At this point in time, use of the SEIPD mode is fairly ubiquitous. So seeing the SED mode is a bit odd in any case. The SEIPD mode was specifically created to provide an integrity check for unauthenticated (unsigned, anonymous) messages. So it is very suspicious to see a unauthenticated SED mode encrypted message. Rather than any unwarranted concern about messages modified from SEIPD to SED, a client should instead deal with the unauthenticated SED encrypted messages critical to this attack simply on the basis of suspicion. Any unauthenticated but encrypted email messages should be noted as suspicious. The forwarding of such messages should be done with the greatest care or even prevented entirely. The opening of any attachments from such messages should be discouraged or prevented. The suspicious message should not be passed along to a complex decoder such as a generic HTML interpreter.

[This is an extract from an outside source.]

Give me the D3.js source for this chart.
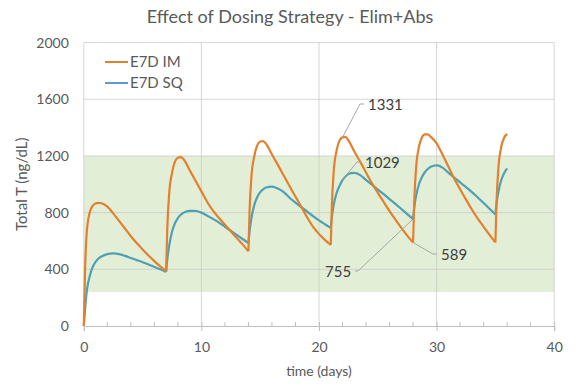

… Or less complicated, a client could simply ignore unauthenticated but encrypted with SED messages as being not worth the bother to support. That would prevent the attack from the paper and some others at a slight cost in interoperability.

I strongly suspect that the cause of my peeves originally came from some misleading legends caused by EFAIL.

By the way, I am not aware of any place in EFAIL where “the vulnerability of SEIPD packets being downgradeable to SED Packets” was actually shown to be usable for the EFAIL attack. There were merely references to discussion that it might be possible.

Politics

The attack described in the paper has implications for the unfortunate OpenPGP standards schism. One of the factions (RFC9580) is proposing an extra operation specifically intended to prevent this sort of attack. The other faction (LibrePGP) considers this extra operation to be pointless complexity. While both proposals have the OCB mode, the extra operation prevents interoperability.

If you end up believing that the attack from the paper is a valid vulnerability then you might think that the extra operation is worth the cost. Otherwise you might not.

An Unwarranted Claim Against SEIPD (OCFB-MDC)

In Reference A (Insecurity of OpenPGP SEIPD packets under adaptively chosen ciphertext attacks) the paper states:

A second shortcoming of SEIPD packets is that they do not achieve CCA2 security, i.e. are vulnerable to adaptively chosen ciphertext attacks, even when not considering downgrade attacks to SED.

This is actually what first caught my attention. SEIPD has been around for something like a quarter of a century. A successful attack on the fundamental security would be a huge deal.

My excitement was short lived however. From the reference:

LIT-hdr||message||MDC(LIT-hdr, message)

This is incorrect as shown. It omits the MAC (Message Authentication Code) secret key. It should be (with the MAC secret key denoted as “K2”):

K2||LIT-hdr||message||MDC(K2||LIT-hdr||message)

I don't get any great amount of credit for spotting this. That is because I know that this exact same misunderstanding has happened before. When the security of the SEIPD encryption mode was being evaluated it turned out that the specification omitted the MAC key. So there was more discussion about the attack engendered by this omission than there might have been otherwise8). Perhaps the specification still needs some work to make this clearer.

A definite statement is required here: this paper does not show that the SEIPD encryption mode does not achieve CCA2 security9).

9)
I was able to inform one of the authors about the error via an email exchange.